Giornali e televisioni hanno dato ampio spazio al comizio romano di Elly Schlein e ai 50mila partecipanti, calcolati a spanna con molta generosità (ma lo fanno tutti), non si capisce se per le sue parole che non sembrano inedite o se per la “sorpresa” di vedere un autorevole rappresentante del PD dinanzi ad un buon numero di persone.
Credo che la segretaria del PD stia cercando con molta buona volontà di farsi riconoscere dalle gerarchie interne al partito come legittima leader, sebbene non votata dalla maggioranza degli iscritti o di far giungere ai milioni di scettici, ma potenzialmente di centrosinistra, qualche proposta, o messaggio o slogan che dia loro almeno un po’ di fiducia e di coraggio.
Personalmente me lo auguro, perché l’alternativa al centro destra – che non vedo né oggi possibile né domani probabile – senza il PD ampiamente ripulito, lucidato, ringiovanito e disinquinato dai perenni oligarchi senza pudore (Calabria docet) diventa impossibile.
E aggiungo che, se pure si facesse il malfamato “campo largo” con il M5S di Conte, capo del governo più a destra della storia repubblicana fino alle ultime elezioni e ribattezzato dalla coppia Zingaretti (il fratello di quello bravo) e Bettini con un colpo di bacchetta magica “leader dello schieramento progressista”, ha buone possibilità di sorpassare nei voti il PD.
In un tempo e in un Paese come è oggi l’Italia, dove pure una bussola di grande precisione non saprebbe indicare i quattro punti cardinali, un Movimento che, senza la dignità e la qualità della vecchia DC – un mix di destra sinistra centro (punto di incrocio e di riparo per i viandanti) – è un mistero misterioso calato nel mistero bis quanto ai suoi valori, alla sua vera collocazione, ad uno straccio di programma, e godrebbe del vantaggio che accompagna l’inconoscibile.

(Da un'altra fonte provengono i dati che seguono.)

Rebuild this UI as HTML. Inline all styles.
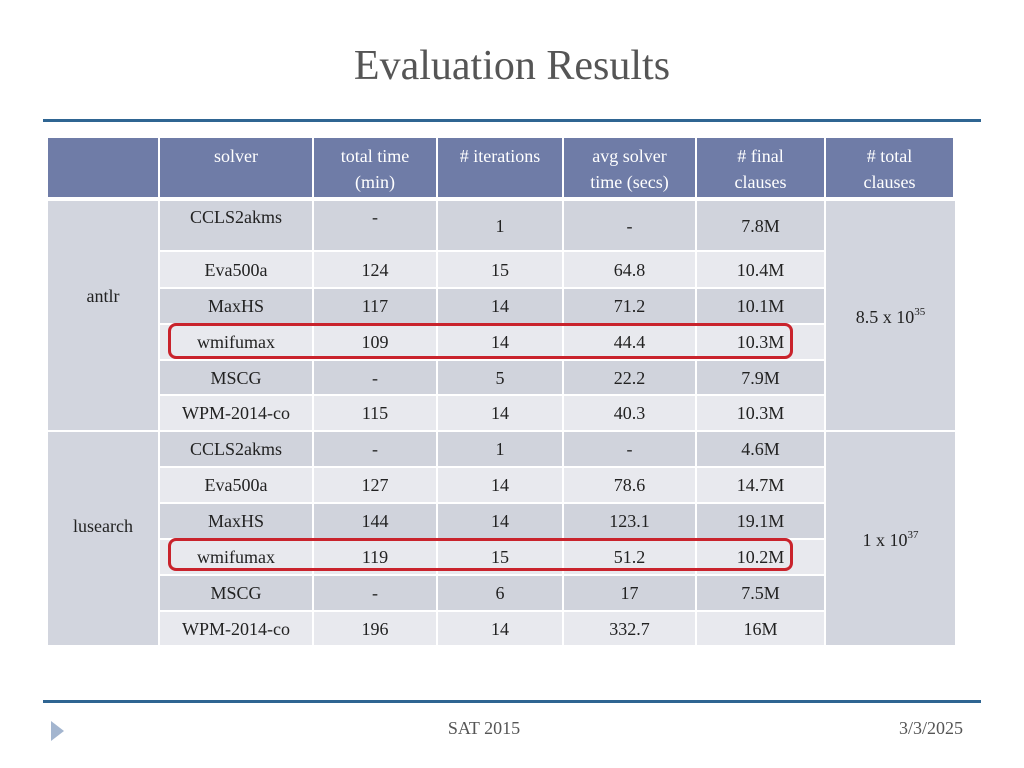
<!DOCTYPE html>
<html><head><meta charset="utf-8">
<style>
body{margin:0;width:1024px;height:768px;background:#fff;position:relative;overflow:hidden;font-family:"Liberation Serif",serif;}
.c{position:absolute;display:flex;align-items:center;justify-content:center;text-align:center;font-size:18px;color:#222;line-height:26px;box-sizing:border-box;}
.h{background:#6f7ca7;color:#fff;align-items:flex-start;padding-top:5px;}
.d{background:#d0d3dc;}
.l{background:#e8e9ee;}
.g{background:#d2d5de;}
sup{font-size:11px;line-height:0;vertical-align:8px;}
</style></head><body>
<div style="position:absolute;left:0;width:1024px;top:42px;text-align:center;font-size:42px;color:#555;">Evaluation Results</div>
<div style="position:absolute;left:43px;top:119px;width:938px;height:3px;background:#2f6592;"></div>
<div id="tbl"></div>
<div style="position:absolute;left:168px;top:323px;width:625px;height:36px;border:3px solid #c9232c;border-radius:8px;box-sizing:border-box;"></div>
<div style="position:absolute;left:168px;top:538px;width:625px;height:33px;border:3px solid #c9232c;border-radius:8px;box-sizing:border-box;"></div>
<div style="position:absolute;left:43px;top:700px;width:938px;height:3px;background:#2f6592;"></div>
<div style="position:absolute;left:51px;top:721px;width:0;height:0;border-top:10px solid transparent;border-bottom:10px solid transparent;border-left:13px solid #a3b5cf;"></div>
<div style="position:absolute;left:384px;width:200px;top:718px;text-align:center;font-size:18px;color:#555;">SAT 2015</div>
<div style="position:absolute;left:800px;width:163px;top:718px;text-align:right;font-size:18px;color:#555;">3/3/2025</div>
<script>
const headers=["","solver","total time<br>(min)","# iterations","avg solver<br>time (secs)","# final<br>clauses","# total<br>clauses"];
const solvers=["CCLS2akms","Eva500a","MaxHS","wmifumax","MSCG","WPM-2014-co","CCLS2akms","Eva500a","MaxHS","wmifumax","MSCG","WPM-2014-co"];
const totalTime=["-","124","117","109","-","115","-","127","144","119","-","196"];
const iterations=["1","15","14","14","5","14","1","14","14","15","6","14"];
const avgTime=["-","64.8","71.2","44.4","22.2","40.3","-","78.6","123.1","51.2","17","332.7"];
const finalClauses=["7.8M","10.4M","10.1M","10.3M","7.9M","10.3M","4.6M","14.7M","19.1M","10.2M","7.5M","16M"];
const groups=["antlr","lusearch"];
const totals=["8.5 x 10<sup>35</sup>","1 x 10<sup>37</sup>"];
const xs=[48,160,314,438,564,697,826,955];
const ys=[201,252,289,325,361,396,432,468,504,540,576,612,647];
const T=document.getElementById('tbl');
function cell(x0,x1,y0,y1,cls,html,name){
  const e=document.createElement('div');
  e.className='c '+cls;
  e.style.left=x0+'px';e.style.top=y0+'px';e.style.width=(x1-x0)+'px';e.style.height=(y1-y0)+'px';
  e.innerHTML='<span>'+html+'</span>';
  
  
  T.appendChild(e);return e;
}
for(let i=0;i<7;i++) cell(xs[i],xs[i+1]-2,138,197,'h',headers[i],'header-cell');
const cols=[solvers,totalTime,iterations,avgTime,finalClauses];
for(let r=0;r<12;r++){
  const cls=r%2===0?'d':'l';
  for(let c=0;c<5;c++){
    const e=cell(xs[c+1],xs[c+2]-2,ys[r],ys[r+1]-2,cls,cols[c][r],'table-cell');
    if(r===0&&c<2){e.style.alignItems='flex-start';e.style.paddingTop='3px';}
  }
}
for(let g=0;g<2;g++){
  const y0=ys[g*6],y1=ys[g*6+6]-2;
  const a=cell(xs[0],xs[1]-2,y0,y1,'g',groups[g],'group-label');
  a.style.alignItems='flex-start';a.style.paddingTop=(g===0?82:81)+'px';
  const b=cell(xs[6],xs[7],y0,y1,'g',totals[g],'total-clauses');
  b.style.alignItems='flex-start';b.style.paddingTop=(g===0?103:95)+'px';
}
</script>
</body></html>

Lo show di Grillo che il furbo Fazio ha reso protagonista per una serata non è liquidabile con la vegliarda età, con il dolore rabbioso per il processo al figlio, perché esso invece ha fatto riemergere tra una battuta e un insulto i reperti della lunga stagione che è partita da Bologna con uno stentoreo “vaffanculo” ed ha portato al trionfo elettorale di sei anni fa.
Oggi il modello di capo elegante, belloccio (a detta delle mai dimenticate “bimbe”), con o senza pochette tiene, gli basta dire una cosa più a sinistra del PD – ci vuole poco – e mantiene le posizioni.
Personalmente dubito che il Conte azzimato diventi mai leader vero, con un pizzico di carisma, così come dubito che la Schlein lo diventi avendo una proposta politica con visibili tracce “radicali” che in questo momento storico significa attenzione prevalente ai diritti civili, mentre c’è un disperato bisogno di mantenere i diritti sociali – sanità, salari adeguati, progetto “giovani”, cioè tirarli fuori dalla semioscurità che li accompagna – e di conquistarne di nuovi.
Il favore che sembra accompagnare l’idea di fare eleggere dal popolo il Capo del Governo segnala molte cose, prima tra tutte che se sei “capo” o “segretario di partito” non vinci, o almeno non vinci facile, la personalizzazione della politica richiede che si sia leader, capi carismatici.
Nella prima repubblica lo sono stati Berlinguer e Craxi, nella cosiddetta era post Mani pulite lo sono stati a modo loro Grillo e Berlusconi. Gli altri non sono pervenuti da questo punto di vista, leader un po’ si nasce, molto si diventa. Ma se vuoi che ne emergano un bel po’ devi cambiare radicalmente le vecchie classi dirigenti, grigie, burocratiche.
De Luca a Napoli l’ha capito (la parodia di Crozza l’ha addirittura consacrato) ma è il solo che guarda caso la Schlein dovrà sorbirsi come Presidente della Regione Campania al terzo mandato. Altrove il PD non si rinnova, si compattano i presunti panchinari,
se qualche faccia nuova deve essere presentata si ricorre a ottime persone come il giovane Pecoraro o la meno giovane Locanto che più grigie e innocue non si può.
Senza prendere atto di queste ovvie considerazioni rassegnatevi a tenere cara la Giorgia nazionale che è leader, tosta, e pure capace di parlare inglese, francese e spagnolo, e tenetevi pure le cariatidi, non anagraficamente, ma politicamente, che i Calabresi hanno scelto e votato, senza amore ma anche senza pudore.